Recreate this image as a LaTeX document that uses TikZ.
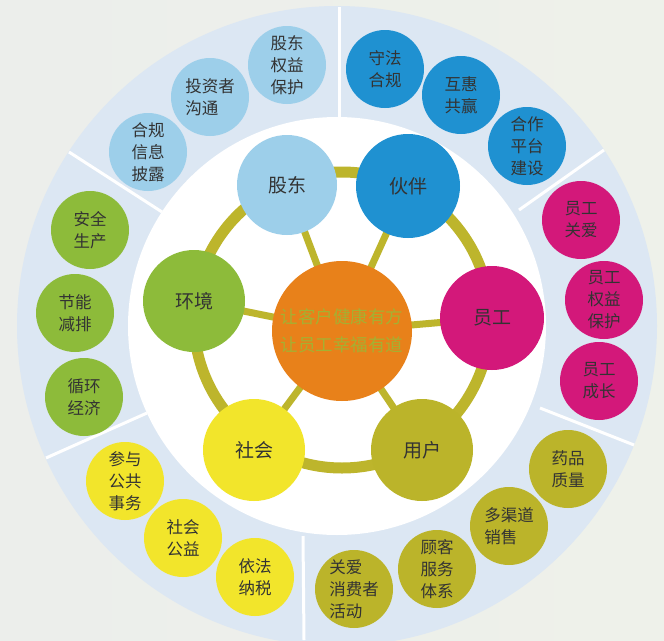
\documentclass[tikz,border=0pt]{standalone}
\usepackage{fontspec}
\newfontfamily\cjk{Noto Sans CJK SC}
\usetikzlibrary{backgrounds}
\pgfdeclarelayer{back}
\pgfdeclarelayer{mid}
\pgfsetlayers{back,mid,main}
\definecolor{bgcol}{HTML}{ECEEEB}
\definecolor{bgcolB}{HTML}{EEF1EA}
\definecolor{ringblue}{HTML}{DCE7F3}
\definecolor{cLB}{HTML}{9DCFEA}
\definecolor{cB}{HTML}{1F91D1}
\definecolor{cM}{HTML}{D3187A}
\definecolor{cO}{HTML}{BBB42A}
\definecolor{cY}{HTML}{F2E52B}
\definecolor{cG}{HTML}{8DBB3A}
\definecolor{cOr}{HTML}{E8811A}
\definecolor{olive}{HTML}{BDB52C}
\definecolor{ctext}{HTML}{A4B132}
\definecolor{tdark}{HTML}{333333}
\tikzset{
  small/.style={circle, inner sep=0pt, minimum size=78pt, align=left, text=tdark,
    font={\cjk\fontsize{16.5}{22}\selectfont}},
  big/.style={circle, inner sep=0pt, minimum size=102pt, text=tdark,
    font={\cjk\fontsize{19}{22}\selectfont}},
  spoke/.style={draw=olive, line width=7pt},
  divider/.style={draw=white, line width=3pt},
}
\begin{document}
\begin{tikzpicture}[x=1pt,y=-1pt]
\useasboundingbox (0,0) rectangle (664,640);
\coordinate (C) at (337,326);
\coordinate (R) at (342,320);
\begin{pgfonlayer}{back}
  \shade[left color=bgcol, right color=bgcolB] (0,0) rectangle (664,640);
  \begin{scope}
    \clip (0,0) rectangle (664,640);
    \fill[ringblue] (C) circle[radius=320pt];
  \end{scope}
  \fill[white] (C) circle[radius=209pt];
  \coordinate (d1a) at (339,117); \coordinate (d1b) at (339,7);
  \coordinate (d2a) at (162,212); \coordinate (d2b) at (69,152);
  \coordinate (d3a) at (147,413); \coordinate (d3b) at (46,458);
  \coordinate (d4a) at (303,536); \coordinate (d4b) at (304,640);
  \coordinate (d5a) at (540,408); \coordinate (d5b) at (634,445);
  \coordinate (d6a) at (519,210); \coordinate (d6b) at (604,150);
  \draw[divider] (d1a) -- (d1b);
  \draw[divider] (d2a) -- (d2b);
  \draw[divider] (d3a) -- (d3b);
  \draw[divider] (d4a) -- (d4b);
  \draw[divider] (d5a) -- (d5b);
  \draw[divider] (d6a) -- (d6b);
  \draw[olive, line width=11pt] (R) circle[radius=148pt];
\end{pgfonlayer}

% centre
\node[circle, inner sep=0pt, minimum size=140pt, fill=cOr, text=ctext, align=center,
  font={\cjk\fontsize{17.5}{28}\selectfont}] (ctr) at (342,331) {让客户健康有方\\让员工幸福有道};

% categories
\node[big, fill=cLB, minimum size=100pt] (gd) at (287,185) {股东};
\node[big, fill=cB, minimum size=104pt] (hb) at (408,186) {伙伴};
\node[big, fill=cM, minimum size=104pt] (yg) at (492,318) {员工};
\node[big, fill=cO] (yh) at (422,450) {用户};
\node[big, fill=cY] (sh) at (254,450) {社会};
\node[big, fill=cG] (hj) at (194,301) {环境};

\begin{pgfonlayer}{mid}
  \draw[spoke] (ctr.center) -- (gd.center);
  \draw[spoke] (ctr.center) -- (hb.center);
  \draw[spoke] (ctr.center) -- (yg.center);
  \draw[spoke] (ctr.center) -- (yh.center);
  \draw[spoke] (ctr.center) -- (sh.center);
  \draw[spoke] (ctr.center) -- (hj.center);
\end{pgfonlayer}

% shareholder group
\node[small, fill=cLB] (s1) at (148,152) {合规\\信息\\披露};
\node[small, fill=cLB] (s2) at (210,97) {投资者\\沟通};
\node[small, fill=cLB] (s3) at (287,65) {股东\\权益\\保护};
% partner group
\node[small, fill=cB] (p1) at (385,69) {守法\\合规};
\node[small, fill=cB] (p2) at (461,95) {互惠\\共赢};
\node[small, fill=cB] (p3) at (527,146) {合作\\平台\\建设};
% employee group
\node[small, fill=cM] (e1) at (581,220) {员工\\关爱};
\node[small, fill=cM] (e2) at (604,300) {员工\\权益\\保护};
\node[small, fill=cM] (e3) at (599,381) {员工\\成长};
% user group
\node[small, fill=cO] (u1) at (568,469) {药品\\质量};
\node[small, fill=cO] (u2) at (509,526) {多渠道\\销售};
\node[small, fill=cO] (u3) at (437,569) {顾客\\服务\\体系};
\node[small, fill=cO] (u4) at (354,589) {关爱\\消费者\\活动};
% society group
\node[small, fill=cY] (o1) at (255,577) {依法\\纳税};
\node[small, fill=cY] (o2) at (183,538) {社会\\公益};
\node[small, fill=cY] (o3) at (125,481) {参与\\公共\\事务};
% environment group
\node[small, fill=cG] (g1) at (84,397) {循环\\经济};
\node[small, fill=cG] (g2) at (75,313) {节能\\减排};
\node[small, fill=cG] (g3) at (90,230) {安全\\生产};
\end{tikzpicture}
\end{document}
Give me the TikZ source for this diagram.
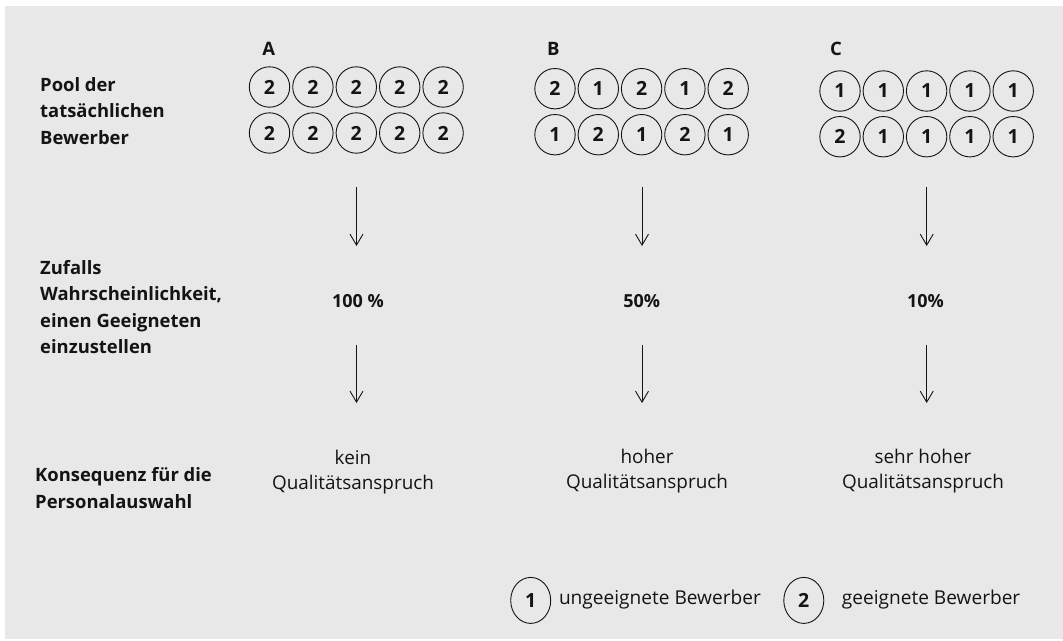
* * * *
Direction: Omit all pictures while transcribing the entries verbatim.

Solved problem:
Recreate this image as a LaTeX document that uses TikZ.
\documentclass[tikz,border=0pt]{standalone}
\usepackage{fontspec}
\newfontfamily\cjk{Noto Sans CJK SC}
\usetikzlibrary{backgrounds}
\pgfdeclarelayer{back}
\pgfdeclarelayer{mid}
\pgfsetlayers{back,mid,main}
\definecolor{bgcol}{HTML}{ECEEEB}
\definecolor{bgcolB}{HTML}{EEF1EA}
\definecolor{ringblue}{HTML}{DCE7F3}
\definecolor{cLB}{HTML}{9DCFEA}
\definecolor{cB}{HTML}{1F91D1}
\definecolor{cM}{HTML}{D3187A}
\definecolor{cO}{HTML}{BBB42A}
\definecolor{cY}{HTML}{F2E52B}
\definecolor{cG}{HTML}{8DBB3A}
\definecolor{cOr}{HTML}{E8811A}
\definecolor{olive}{HTML}{BDB52C}
\definecolor{ctext}{HTML}{A4B132}
\definecolor{tdark}{HTML}{333333}
\tikzset{
  small/.style={circle, inner sep=0pt, minimum size=78pt, align=left, text=tdark,
    font={\cjk\fontsize{16.5}{22}\selectfont}},
  big/.style={circle, inner sep=0pt, minimum size=102pt, text=tdark,
    font={\cjk\fontsize{19}{22}\selectfont}},
  spoke/.style={draw=olive, line width=7pt},
  divider/.style={draw=white, line width=3pt},
}
\begin{document}
\begin{tikzpicture}[x=1pt,y=-1pt]
\useasboundingbox (0,0) rectangle (664,640);
\coordinate (C) at (337,326);
\coordinate (R) at (342,320);
\begin{pgfonlayer}{back}
  \shade[left color=bgcol, right color=bgcolB] (0,0) rectangle (664,640);
  \begin{scope}
    \clip (0,0) rectangle (664,640);
    \fill[ringblue] (C) circle[radius=320pt];
  \end{scope}
  \fill[white] (C) circle[radius=209pt];
  \coordinate (d1a) at (339,117); \coordinate (d1b) at (339,7);
  \coordinate (d2a) at (162,212); \coordinate (d2b) at (69,152);
  \coordinate (d3a) at (147,413); \coordinate (d3b) at (46,458);
  \coordinate (d4a) at (303,536); \coordinate (d4b) at (304,640);
  \coordinate (d5a) at (540,408); \coordinate (d5b) at (634,445);
  \coordinate (d6a) at (519,210); \coordinate (d6b) at (604,150);
  \draw[divider] (d1a) -- (d1b);
  \draw[divider] (d2a) -- (d2b);
  \draw[divider] (d3a) -- (d3b);
  \draw[divider] (d4a) -- (d4b);
  \draw[divider] (d5a) -- (d5b);
  \draw[divider] (d6a) -- (d6b);
  \draw[olive, line width=11pt] (R) circle[radius=148pt];
\end{pgfonlayer}

% centre
\node[circle, inner sep=0pt, minimum size=140pt, fill=cOr, text=ctext, align=center,
  font={\cjk\fontsize{17.5}{28}\selectfont}] (ctr) at (342,331) {让客户健康有方\\让员工幸福有道};

% categories
\node[big, fill=cLB, minimum size=100pt] (gd) at (287,185) {股东};
\node[big, fill=cB, minimum size=104pt] (hb) at (408,186) {伙伴};
\node[big, fill=cM, minimum size=104pt] (yg) at (492,318) {员工};
\node[big, fill=cO] (yh) at (422,450) {用户};
\node[big, fill=cY] (sh) at (254,450) {社会};
\node[big, fill=cG] (hj) at (194,301) {环境};

\begin{pgfonlayer}{mid}
  \draw[spoke] (ctr.center) -- (gd.center);
  \draw[spoke] (ctr.center) -- (hb.center);
  \draw[spoke] (ctr.center) -- (yg.center);
  \draw[spoke] (ctr.center) -- (yh.center);
  \draw[spoke] (ctr.center) -- (sh.center);
  \draw[spoke] (ctr.center) -- (hj.center);
\end{pgfonlayer}

% shareholder group
\node[small, fill=cLB] (s1) at (148,152) {合规\\信息\\披露};
\node[small, fill=cLB] (s2) at (210,97) {投资者\\沟通};
\node[small, fill=cLB] (s3) at (287,65) {股东\\权益\\保护};
% partner group
\node[small, fill=cB] (p1) at (385,69) {守法\\合规};
\node[small, fill=cB] (p2) at (461,95) {互惠\\共赢};
\node[small, fill=cB] (p3) at (527,146) {合作\\平台\\建设};
% employee group
\node[small, fill=cM] (e1) at (581,220) {员工\\关爱};
\node[small, fill=cM] (e2) at (604,300) {员工\\权益\\保护};
\node[small, fill=cM] (e3) at (599,381) {员工\\成长};
% user group
\node[small, fill=cO] (u1) at (568,469) {药品\\质量};
\node[small, fill=cO] (u2) at (509,526) {多渠道\\销售};
\node[small, fill=cO] (u3) at (437,569) {顾客\\服务\\体系};
\node[small, fill=cO] (u4) at (354,589) {关爱\\消费者\\活动};
% society group
\node[small, fill=cY] (o1) at (255,577) {依法\\纳税};
\node[small, fill=cY] (o2) at (183,538) {社会\\公益};
\node[small, fill=cY] (o3) at (125,481) {参与\\公共\\事务};
% environment group
\node[small, fill=cG] (g1) at (84,397) {循环\\经济};
\node[small, fill=cG] (g2) at (75,313) {节能\\减排};
\node[small, fill=cG] (g3) at (90,230) {安全\\生产};
\end{tikzpicture}
\end{document}
Give me the TikZ source for this diagram.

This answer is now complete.